The goal: visibility into both survival threshold (break-even) and performance measure (profitability) in a single view, updated in real-time from actual transaction data.
FAQ
Can a business be profitable but below break-even?
Not in the same period. Break-even is exactly zero profit-revenue equals costs. If you're profitable (revenue exceeds costs), you're above break-even by definition. However, you can be profitable this month while still recovering from past periods where you operated below break-even and accumulated losses.
How do I find my variable cost percentage?
Sum all costs that change with revenue: materials, direct labor, sales commissions, shipping, payment processing fees, and similar. Divide by revenue. If you spend $60,000 on variable costs against $150,000 revenue, your variable cost percentage is 40%. Do this analysis monthly to catch changes.

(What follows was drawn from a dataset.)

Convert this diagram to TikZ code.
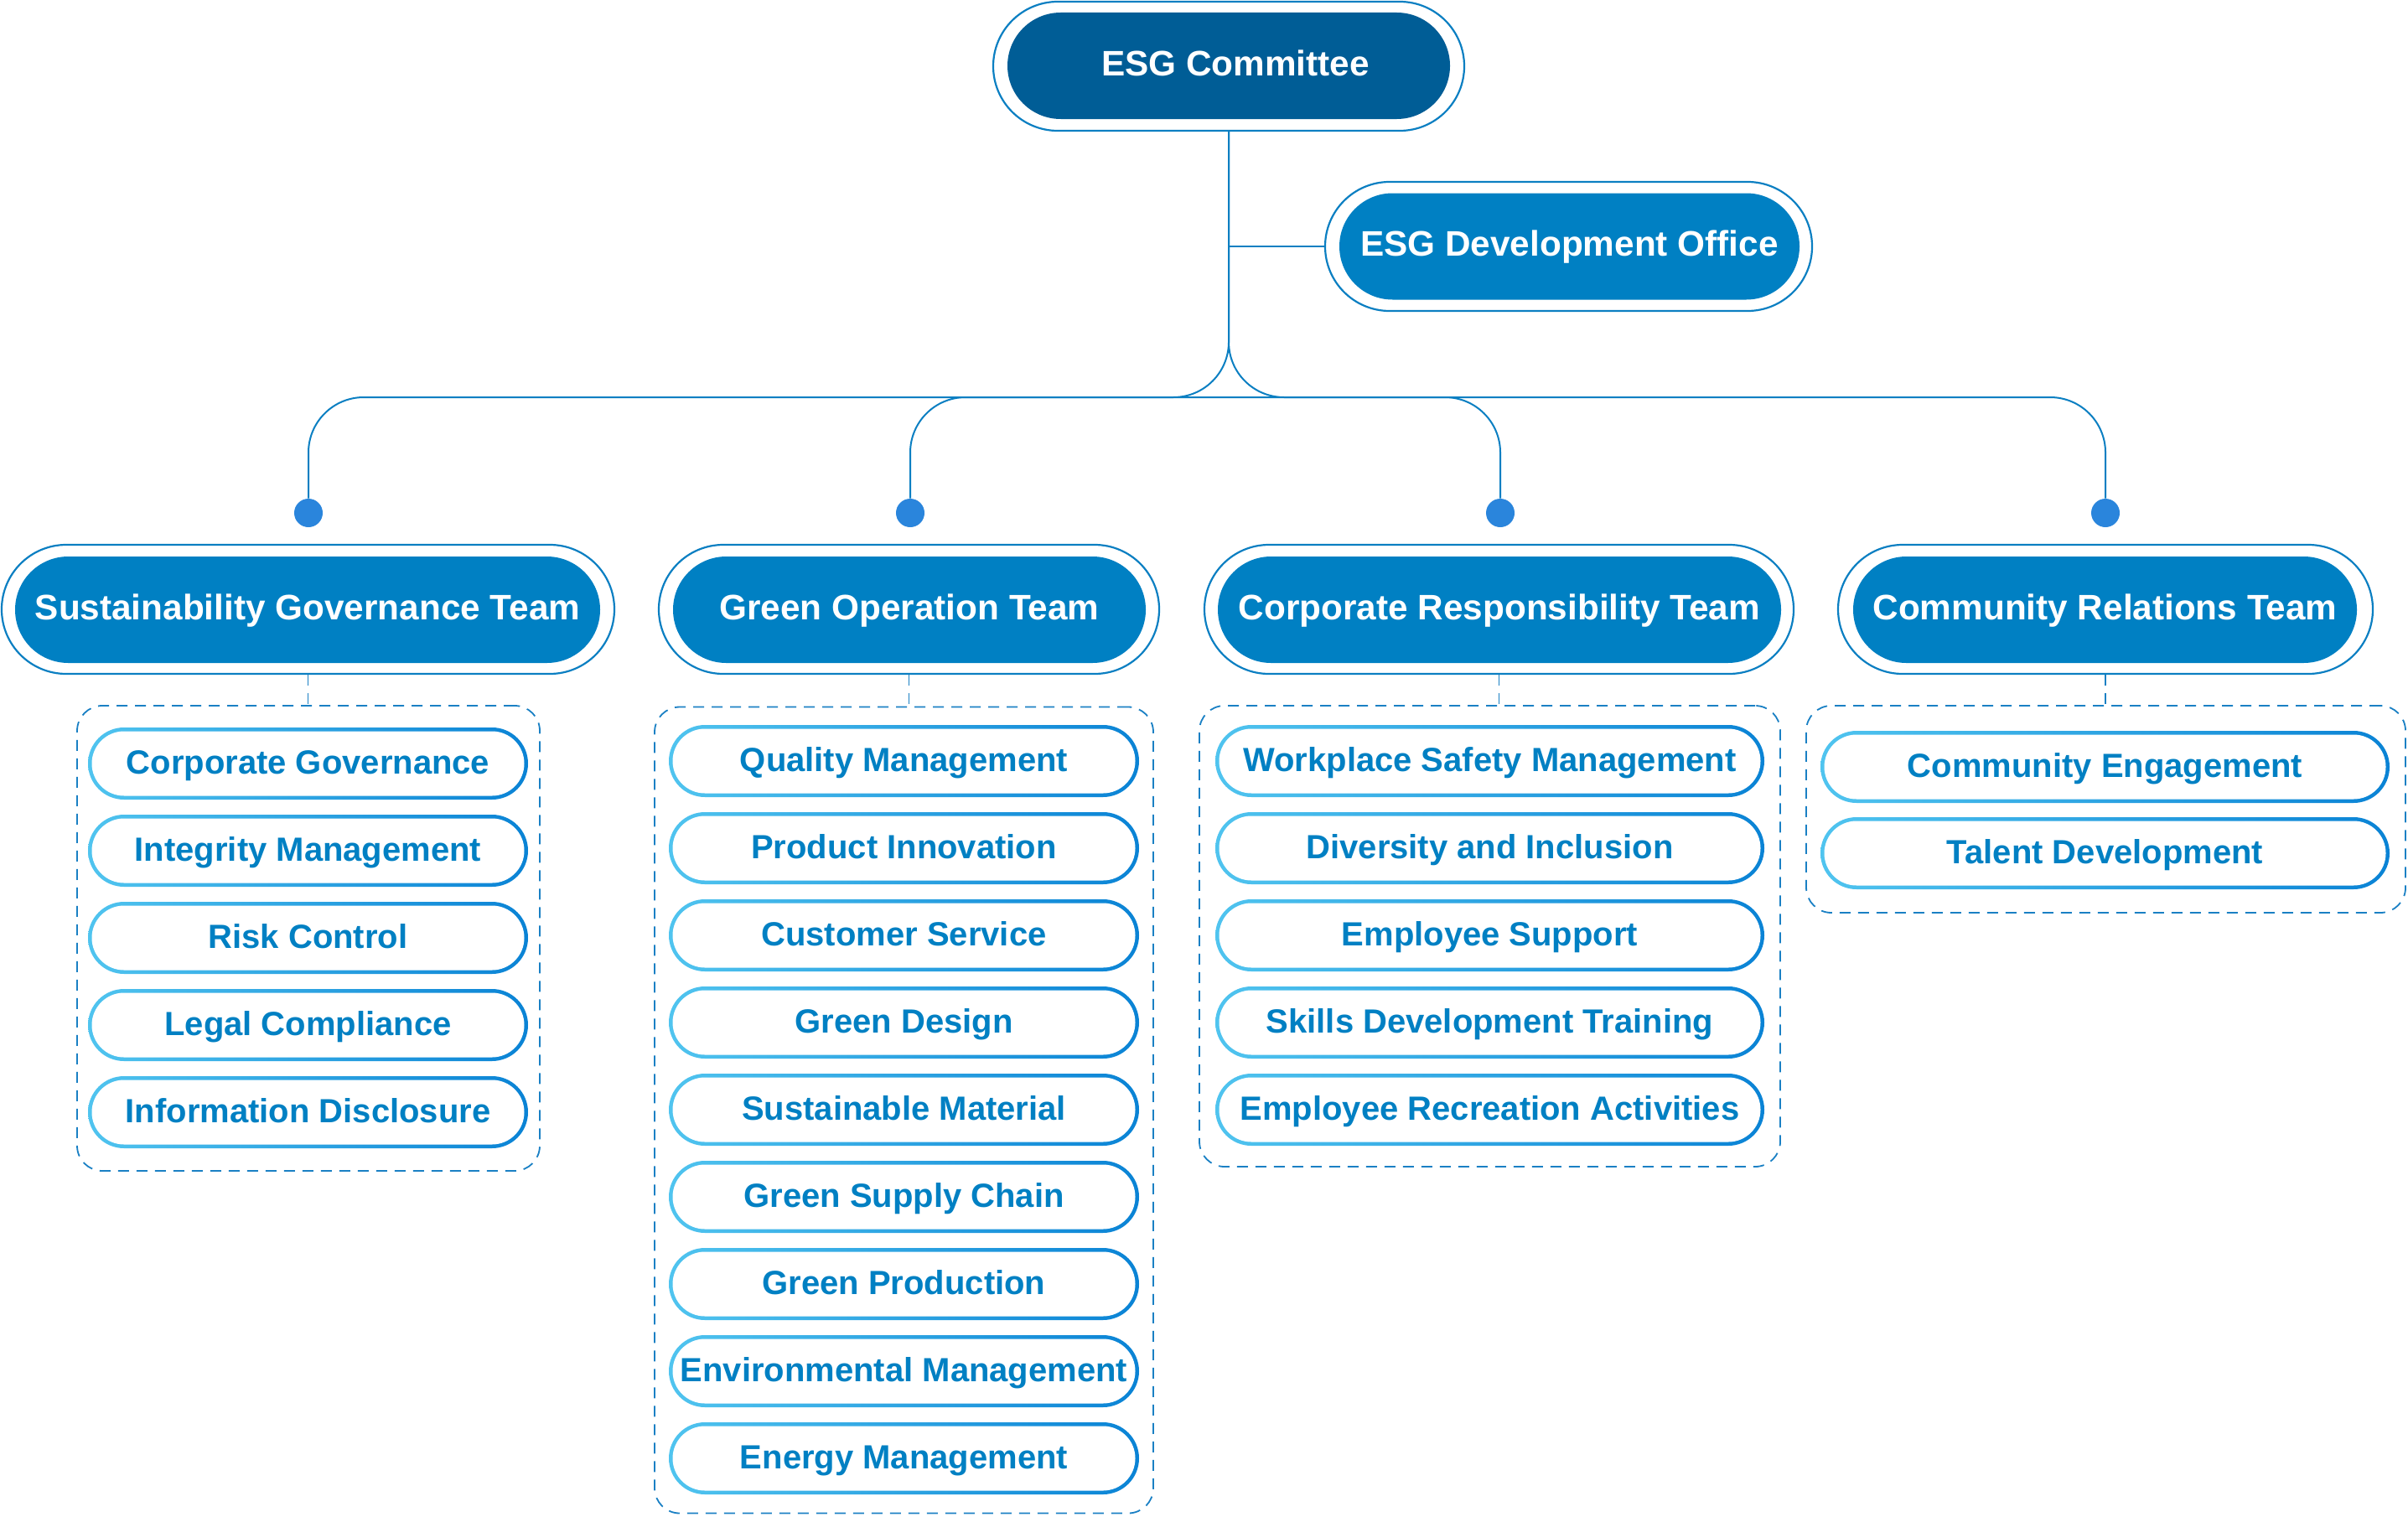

What's a healthy margin of safety?
Generally, 25% or higher provides reasonable cushion-you could lose a quarter of revenue before hitting break-even. Below 15% is concerning; below 10% is dangerous. Seasonal businesses may need higher margins to survive slow periods. Capital-intensive businesses with high fixed costs typically operate with higher risk.
Should I optimize for lower break-even or higher profitability?
Both, but prioritize safety first. A business with low break-even can survive downturns; a profitable business with high break-even is vulnerable to revenue drops. Ideally, structure costs to keep break-even achievable with 60-70% of expected revenue, then optimize profitability above that floor.
Does break-even analysis work for service businesses?
Yes, though cost separation requires care. Fixed costs include overhead, salaried staff, and infrastructure. Variable costs might include contractor payments, project-specific materials, or time-based billing costs. If most costs are fixed (common in services), break-even analysis becomes even more important-small revenue swings create large profit swings.